Chimpanzee study reveals genome variation hotspots

Researchers believe that dynamic regions of the human genome — “hotspots” in terms of duplications and deletions — are potentially involved in the rapid evolution of morphological and behavioral characteristics that are genetically determined.

Now, an international team of researchers, including a graduate student and an associate professor from Arizona State University, are finding similar hotspots in chimpanzees, which has implications for the understanding of genomic evolution in all species.

“We found that chimpanzees have many copy number variants — duplications or deletions of large segments of DNA — in the same regions of the genome as do humans. What this suggests is that some regions of the genomes are inherently unstable in both humans and chimpanzees,” says George (P.J.) Perry, a Ph.D. anthropology student working with Anne Stone, an associate professor in ASU’s School of Human Evolution and Social Change in the College of Liberal Arts and Sciences.

“This is a relatively new area of research and this is the first time this has been investigated on a genome-wide scale in a population sample of nonhuman primates,” Perry says of the findings published May 15 in the online early edition of the journal Proceedings of the National Academy of Sciences (PNAS).

Perry, who is the study’s lead author, says: “These copy number variants may be very significant from an evolutionary perspective, and they’re important to study and understand. We talk about genetic diseases and cures, but first you have to find out that genetic differences such as copy number variants are there. And then you can study what they’re involved in and what they mean from a morphological variation and disease standpoint.”

Specifically, the study of the processes that lead to variations and mutations within a species can help researchers understand the evolution of copy number differences between species, Perry explains.

“Ultimately, we can use information about within-a-species variation to identify unusual patterns between species,” he says. “This may highlight copy number differences between humans and chimpanzees that were somehow involved in the evolution of human-specific traits.”

“This study is an important first step, not the ultimate answer, but an exciting first step in studying the evolution of copy number variant regions and their downstream implications for disease and phenotypic variation,” Perry says.

In the study, researchers looked at the structural genomic variation in DNA samples of 20 wild-born male chimpanzees.

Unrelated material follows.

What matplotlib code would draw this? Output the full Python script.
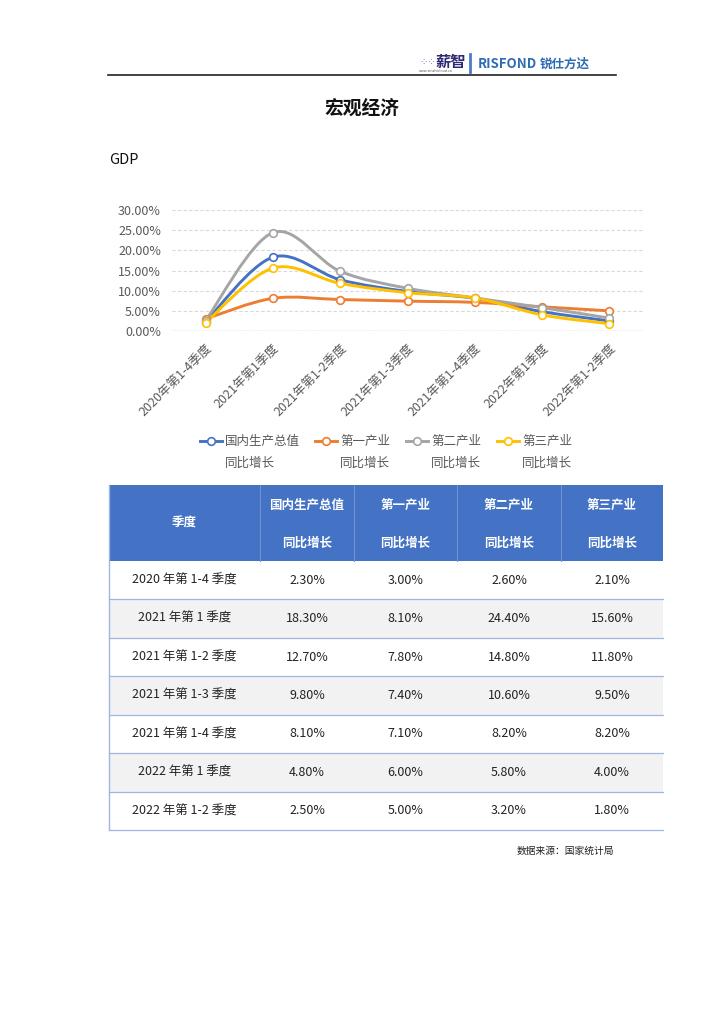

“We identified 355 copy number variants among the genomes of these 20 unrelated chimpanzees and found that the overall chimpanzee genetic diversity may be more extensive than was previously thought,” Perry says.

“This research not only illustrates the importance of studying the genetic variation in other primates to understand our own genome better, but it can also shed light on the diversity and adaptations of our nearest relatives,” says Stone, who is one of the study’s senior co-authors, along with Charles Lee, an assistant professor in the Department of Pathology at Brigham and Women’s Hospital, a teaching affiliate of Harvard Medical School.